→ Supplied information:
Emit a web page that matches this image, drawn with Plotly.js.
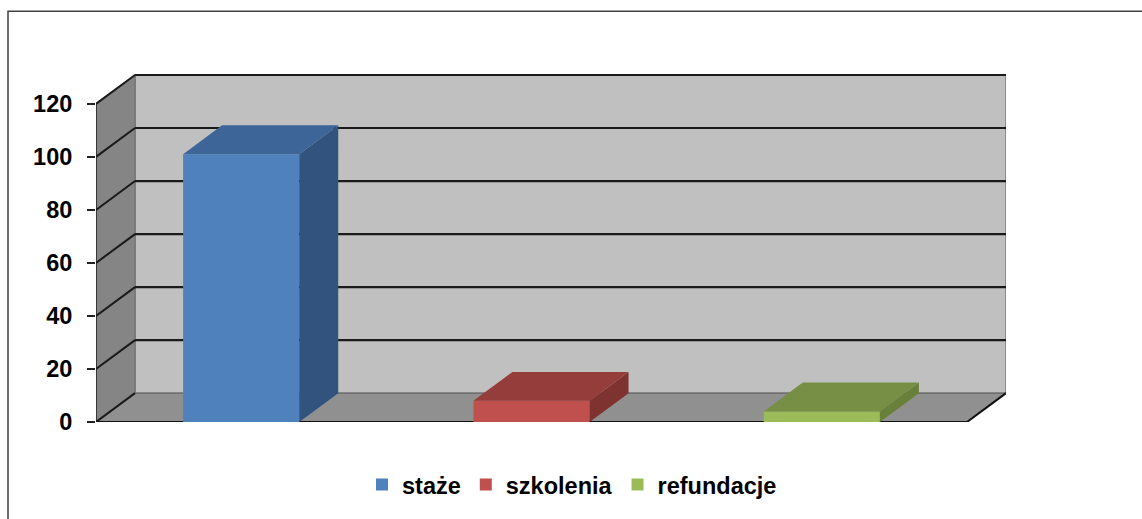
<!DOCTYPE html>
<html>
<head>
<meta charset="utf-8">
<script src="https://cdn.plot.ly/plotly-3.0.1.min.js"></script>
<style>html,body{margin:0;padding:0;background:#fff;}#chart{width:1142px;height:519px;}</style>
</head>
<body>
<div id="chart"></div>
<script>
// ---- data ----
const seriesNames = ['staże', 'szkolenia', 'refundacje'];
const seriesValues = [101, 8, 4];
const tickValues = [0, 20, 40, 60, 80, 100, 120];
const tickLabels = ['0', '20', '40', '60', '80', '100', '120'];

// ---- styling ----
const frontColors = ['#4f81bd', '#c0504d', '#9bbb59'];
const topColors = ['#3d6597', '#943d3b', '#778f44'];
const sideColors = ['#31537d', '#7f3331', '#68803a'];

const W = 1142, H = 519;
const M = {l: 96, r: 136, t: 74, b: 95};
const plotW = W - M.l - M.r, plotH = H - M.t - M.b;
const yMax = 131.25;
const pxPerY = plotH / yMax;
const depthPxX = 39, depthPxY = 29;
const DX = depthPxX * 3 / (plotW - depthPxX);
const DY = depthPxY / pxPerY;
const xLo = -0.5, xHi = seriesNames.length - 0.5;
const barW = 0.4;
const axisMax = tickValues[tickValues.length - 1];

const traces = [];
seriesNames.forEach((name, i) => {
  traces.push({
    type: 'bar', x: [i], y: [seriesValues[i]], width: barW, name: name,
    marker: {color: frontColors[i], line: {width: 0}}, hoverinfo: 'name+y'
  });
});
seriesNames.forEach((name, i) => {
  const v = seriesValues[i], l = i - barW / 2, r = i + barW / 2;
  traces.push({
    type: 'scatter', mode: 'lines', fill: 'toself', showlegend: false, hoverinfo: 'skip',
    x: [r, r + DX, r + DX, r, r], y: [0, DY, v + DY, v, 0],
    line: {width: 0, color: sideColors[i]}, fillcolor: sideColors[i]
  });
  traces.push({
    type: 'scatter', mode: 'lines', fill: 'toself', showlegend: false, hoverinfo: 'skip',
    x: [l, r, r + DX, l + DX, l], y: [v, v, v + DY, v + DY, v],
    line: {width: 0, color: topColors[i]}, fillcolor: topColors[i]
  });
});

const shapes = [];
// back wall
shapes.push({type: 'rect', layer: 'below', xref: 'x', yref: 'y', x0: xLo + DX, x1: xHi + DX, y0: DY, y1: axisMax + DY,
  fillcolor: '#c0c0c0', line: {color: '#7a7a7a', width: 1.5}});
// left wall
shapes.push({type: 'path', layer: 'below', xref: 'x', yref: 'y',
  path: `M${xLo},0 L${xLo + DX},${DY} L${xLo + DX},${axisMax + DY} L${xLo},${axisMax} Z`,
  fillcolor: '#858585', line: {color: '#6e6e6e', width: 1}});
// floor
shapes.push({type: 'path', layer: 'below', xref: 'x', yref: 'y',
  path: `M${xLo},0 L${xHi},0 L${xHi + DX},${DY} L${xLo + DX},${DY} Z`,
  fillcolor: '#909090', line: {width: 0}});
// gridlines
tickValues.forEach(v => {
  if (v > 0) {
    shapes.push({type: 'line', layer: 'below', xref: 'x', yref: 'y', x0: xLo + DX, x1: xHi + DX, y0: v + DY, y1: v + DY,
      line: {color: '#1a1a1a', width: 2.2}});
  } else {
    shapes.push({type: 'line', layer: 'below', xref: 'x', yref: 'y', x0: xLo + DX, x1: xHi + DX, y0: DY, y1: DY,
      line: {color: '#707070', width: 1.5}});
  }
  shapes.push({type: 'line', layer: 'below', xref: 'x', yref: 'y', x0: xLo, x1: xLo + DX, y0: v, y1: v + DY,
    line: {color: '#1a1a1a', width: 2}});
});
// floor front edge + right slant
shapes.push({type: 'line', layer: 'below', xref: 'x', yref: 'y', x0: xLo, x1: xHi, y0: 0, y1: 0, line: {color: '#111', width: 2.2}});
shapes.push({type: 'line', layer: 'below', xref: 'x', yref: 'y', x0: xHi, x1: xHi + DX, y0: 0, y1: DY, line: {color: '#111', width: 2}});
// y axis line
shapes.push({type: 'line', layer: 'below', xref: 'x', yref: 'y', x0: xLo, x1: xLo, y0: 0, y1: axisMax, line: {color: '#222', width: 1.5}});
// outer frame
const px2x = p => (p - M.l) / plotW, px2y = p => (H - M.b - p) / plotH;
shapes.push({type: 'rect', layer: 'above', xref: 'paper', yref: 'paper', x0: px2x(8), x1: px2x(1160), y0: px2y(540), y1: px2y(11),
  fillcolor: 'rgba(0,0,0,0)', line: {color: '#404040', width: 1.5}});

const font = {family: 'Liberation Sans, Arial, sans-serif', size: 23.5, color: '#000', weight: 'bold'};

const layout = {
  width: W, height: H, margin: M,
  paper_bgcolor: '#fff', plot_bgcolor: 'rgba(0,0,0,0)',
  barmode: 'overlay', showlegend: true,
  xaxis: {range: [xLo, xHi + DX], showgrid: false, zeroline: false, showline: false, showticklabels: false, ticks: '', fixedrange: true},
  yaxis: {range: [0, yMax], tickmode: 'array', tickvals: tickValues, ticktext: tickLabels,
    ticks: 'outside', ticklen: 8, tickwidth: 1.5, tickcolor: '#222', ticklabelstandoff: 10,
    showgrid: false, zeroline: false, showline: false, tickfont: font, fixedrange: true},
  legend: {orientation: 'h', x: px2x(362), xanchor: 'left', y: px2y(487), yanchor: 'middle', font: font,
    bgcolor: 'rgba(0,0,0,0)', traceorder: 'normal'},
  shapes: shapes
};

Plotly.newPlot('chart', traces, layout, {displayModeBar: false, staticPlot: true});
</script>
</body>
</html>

→ Brief:
Go through the listing above and quote it exactly, apart from its images.

→ Correct answer:
Emit a web page that matches this image, drawn with Plotly.js.
<!DOCTYPE html>
<html>
<head>
<meta charset="utf-8">
<script src="https://cdn.plot.ly/plotly-3.0.1.min.js"></script>
<style>html,body{margin:0;padding:0;background:#fff;}#chart{width:1142px;height:519px;}</style>
</head>
<body>
<div id="chart"></div>
<script>
// ---- data ----
const seriesNames = ['staże', 'szkolenia', 'refundacje'];
const seriesValues = [101, 8, 4];
const tickValues = [0, 20, 40, 60, 80, 100, 120];
const tickLabels = ['0', '20', '40', '60', '80', '100', '120'];

// ---- styling ----
const frontColors = ['#4f81bd', '#c0504d', '#9bbb59'];
const topColors = ['#3d6597', '#943d3b', '#778f44'];
const sideColors = ['#31537d', '#7f3331', '#68803a'];

const W = 1142, H = 519;
const M = {l: 96, r: 136, t: 74, b: 95};
const plotW = W - M.l - M.r, plotH = H - M.t - M.b;
const yMax = 131.25;
const pxPerY = plotH / yMax;
const depthPxX = 39, depthPxY = 29;
const DX = depthPxX * 3 / (plotW - depthPxX);
const DY = depthPxY / pxPerY;
const xLo = -0.5, xHi = seriesNames.length - 0.5;
const barW = 0.4;
const axisMax = tickValues[tickValues.length - 1];

const traces = [];
seriesNames.forEach((name, i) => {
  traces.push({
    type: 'bar', x: [i], y: [seriesValues[i]], width: barW, name: name,
    marker: {color: frontColors[i], line: {width: 0}}, hoverinfo: 'name+y'
  });
});
seriesNames.forEach((name, i) => {
  const v = seriesValues[i], l = i - barW / 2, r = i + barW / 2;
  traces.push({
    type: 'scatter', mode: 'lines', fill: 'toself', showlegend: false, hoverinfo: 'skip',
    x: [r, r + DX, r + DX, r, r], y: [0, DY, v + DY, v, 0],
    line: {width: 0, color: sideColors[i]}, fillcolor: sideColors[i]
  });
  traces.push({
    type: 'scatter', mode: 'lines', fill: 'toself', showlegend: false, hoverinfo: 'skip',
    x: [l, r, r + DX, l + DX, l], y: [v, v, v + DY, v + DY, v],
    line: {width: 0, color: topColors[i]}, fillcolor: topColors[i]
  });
});

const shapes = [];
// back wall
shapes.push({type: 'rect', layer: 'below', xref: 'x', yref: 'y', x0: xLo + DX, x1: xHi + DX, y0: DY, y1: axisMax + DY,
  fillcolor: '#c0c0c0', line: {color: '#7a7a7a', width: 1.5}});
// left wall
shapes.push({type: 'path', layer: 'below', xref: 'x', yref: 'y',
  path: `M${xLo},0 L${xLo + DX},${DY} L${xLo + DX},${axisMax + DY} L${xLo},${axisMax} Z`,
  fillcolor: '#858585', line: {color: '#6e6e6e', width: 1}});
// floor
shapes.push({type: 'path', layer: 'below', xref: 'x', yref: 'y',
  path: `M${xLo},0 L${xHi},0 L${xHi + DX},${DY} L${xLo + DX},${DY} Z`,
  fillcolor: '#909090', line: {width: 0}});
// gridlines
tickValues.forEach(v => {
  if (v > 0) {
    shapes.push({type: 'line', layer: 'below', xref: 'x', yref: 'y', x0: xLo + DX, x1: xHi + DX, y0: v + DY, y1: v + DY,
      line: {color: '#1a1a1a', width: 2.2}});
  } else {
    shapes.push({type: 'line', layer: 'below', xref: 'x', yref: 'y', x0: xLo + DX, x1: xHi + DX, y0: DY, y1: DY,
      line: {color: '#707070', width: 1.5}});
  }
  shapes.push({type: 'line', layer: 'below', xref: 'x', yref: 'y', x0: xLo, x1: xLo + DX, y0: v, y1: v + DY,
    line: {color: '#1a1a1a', width: 2}});
});
// floor front edge + right slant
shapes.push({type: 'line', layer: 'below', xref: 'x', yref: 'y', x0: xLo, x1: xHi, y0: 0, y1: 0, line: {color: '#111', width: 2.2}});
shapes.push({type: 'line', layer: 'below', xref: 'x', yref: 'y', x0: xHi, x1: xHi + DX, y0: 0, y1: DY, line: {color: '#111', width: 2}});
// y axis line
shapes.push({type: 'line', layer: 'below', xref: 'x', yref: 'y', x0: xLo, x1: xLo, y0: 0, y1: axisMax, line: {color: '#222', width: 1.5}});
// outer frame
const px2x = p => (p - M.l) / plotW, px2y = p => (H - M.b - p) / plotH;
shapes.push({type: 'rect', layer: 'above', xref: 'paper', yref: 'paper', x0: px2x(8), x1: px2x(1160), y0: px2y(540), y1: px2y(11),
  fillcolor: 'rgba(0,0,0,0)', line: {color: '#404040', width: 1.5}});

const font = {family: 'Liberation Sans, Arial, sans-serif', size: 23.5, color: '#000', weight: 'bold'};

const layout = {
  width: W, height: H, margin: M,
  paper_bgcolor: '#fff', plot_bgcolor: 'rgba(0,0,0,0)',
  barmode: 'overlay', showlegend: true,
  xaxis: {range: [xLo, xHi + DX], showgrid: false, zeroline: false, showline: false, showticklabels: false, ticks: '', fixedrange: true},
  yaxis: {range: [0, yMax], tickmode: 'array', tickvals: tickValues, ticktext: tickLabels,
    ticks: 'outside', ticklen: 8, tickwidth: 1.5, tickcolor: '#222', ticklabelstandoff: 10,
    showgrid: false, zeroline: false, showline: false, tickfont: font, fixedrange: true},
  legend: {orientation: 'h', x: px2x(362), xanchor: 'left', y: px2y(487), yanchor: 'middle', font: font,
    bgcolor: 'rgba(0,0,0,0)', traceorder: 'normal'},
  shapes: shapes
};

Plotly.newPlot('chart', traces, layout, {displayModeBar: false, staticPlot: true});
</script>
</body>
</html>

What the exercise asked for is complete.